There was no follow-up interview.

She didn’t bring us all back to the couch to talk about it, that was just it.

It wans’t funny. I knew this right away. Nobody laughed. There were no good reactions, I certainly didn’t give them one, or what they wanted, which, I’m not sure what, exactly, that was. They picked two people who barely, if at all, knew me, so the information they provided Diane through her earpiece (which, apparently she had trouble even understanding) just came across as anti-semetic. Hah! I did a better job with my reunion “prank” than Diane Sawyer and all of GMA and its resources. If anything, I thought this will just prove I am a highly capable person, and once again, helps prove what my classmates were like and why I wouldn’t want to reunite.  Apparently the lady from my class was the one who demanded the piece not be live-to-air because she became “afraid how I might react.” I love that she was afraid of me. How ridiculous!
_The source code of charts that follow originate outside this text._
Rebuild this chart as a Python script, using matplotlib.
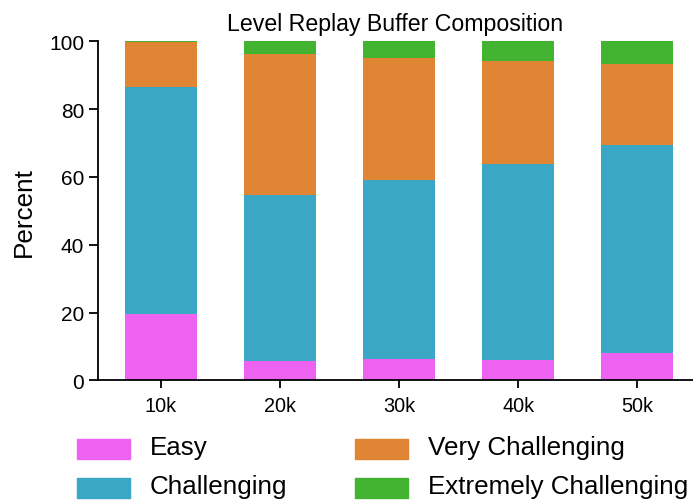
import numpy as np
import matplotlib
matplotlib.use('Agg')
import matplotlib.pyplot as plt
import matplotlib.patches as mpatches
from matplotlib.legend_handler import HandlerPatch

plt.rcParams['font.family'] = ['Liberation Sans', 'DejaVu Sans']

# checkpoints and buffer composition (percent)
steps = ['10k', '20k', '30k', '40k', '50k']
easy = [19.6, 5.8, 6.3, 6.0, 8.1]
challenging = [67.0, 48.9, 52.8, 57.8, 61.4]
very_challenging = [13.2, 41.6, 36.0, 30.4, 23.8]
extremely_challenging = [0.2, 3.7, 4.9, 5.8, 6.7]

labels = ['Easy', 'Challenging', 'Very Challenging', 'Extremely Challenging']
colors = ['#EE62F2', '#3AA8C4', '#E08533', '#43B432']

fig = plt.figure(figsize=(6.93, 5.02), dpi=100)
ax = fig.add_axes([0.1414, 0.2404, 0.8586, 0.6753])

x = np.arange(len(steps))
bottom = np.zeros(len(steps))
for vals, lab, col in zip([easy, challenging, very_challenging, extremely_challenging], labels, colors):
    ax.bar(x, vals, width=0.61, bottom=bottom, color=col, label=lab)
    bottom += np.array(vals)

ax.set_xlim(-0.53, 4.47)
ax.set_ylim(0, 100)
ax.set_xticks(x)
ax.set_xticklabels(steps, fontsize=14.3)
ax.set_yticks([0, 20, 40, 60, 80, 100])
ax.tick_params(axis='y', labelsize=15, length=6.5, width=1.3)
ax.tick_params(axis='x', length=6, width=1.3, pad=5)
for s in ['top', 'right']:
    ax.spines[s].set_visible(False)
for s in ['left', 'bottom']:
    ax.spines[s].set_linewidth(1.3)
ax.set_ylabel('Percent', fontsize=18.8)
ax.yaxis.set_label_coords(-0.105, 0.5)
ax.set_title('Level Replay Buffer Composition', fontsize=16.7, pad=8)


# legend boxes sit a bit lower than the text in the original
def low_rect(legend, orig_handle, xdescent, ydescent, width, height, fontsize):
    return mpatches.Rectangle((-xdescent, -ydescent - 2.9), width, height)


proxies = [mpatches.Patch(color=c) for c in colors]
fig.legend(handles=proxies, labels=labels, loc='upper left', bbox_to_anchor=(0.111, 0.132),
           ncol=2, frameon=False, fontsize=18.7, handlelength=2.04, handleheight=0.82,
           handletextpad=0.77, columnspacing=2.6, labelspacing=0.58, borderpad=0,
           borderaxespad=0, handler_map={mpatches.Patch: HandlerPatch(patch_func=low_rect)})

fig.savefig('out.png', dpi=100)
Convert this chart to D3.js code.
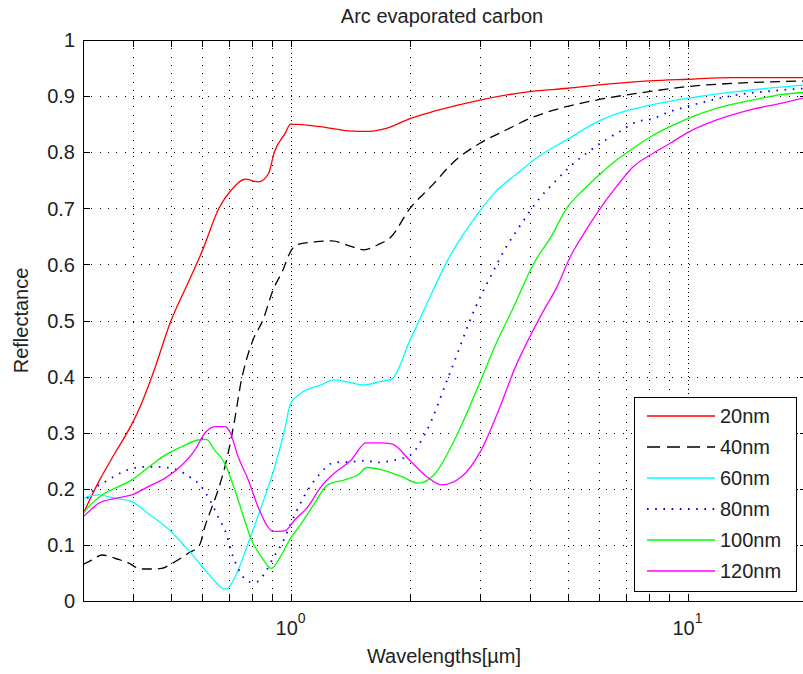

Oh well. I got a free trip, and got to show Cricket NY for the first time. GMA’s still denying that it didn’t turn out, are still saying it will air, and that we’ve just been bumped for breaking news and because it was sweeps, but the same gut that told me to do the Today Show instead knows it won’t. We got bumped for a segment on Doggie Doors. Diane doesn’t look good in it. A segment they won’t even let me see, for “ethical reasons” cause it’s “news.” A segment that could have been good; they could have asked Ashton Kutcher for help and I’m sure he would’ve said yes cause NOBODY SAYS NO TO DIANE SAWYER (who btw, this was apparently all her idea, so clearly sometimes people SHOULD say no to her). Did they even think this through? Clearly not, as they BOOKED US ALL ON THE SAME FLIGHT BACK TO LA that was leaving in three hours. Sigh. And what hotel were they staying at all weekend? ONE IN TIMES SQUARE.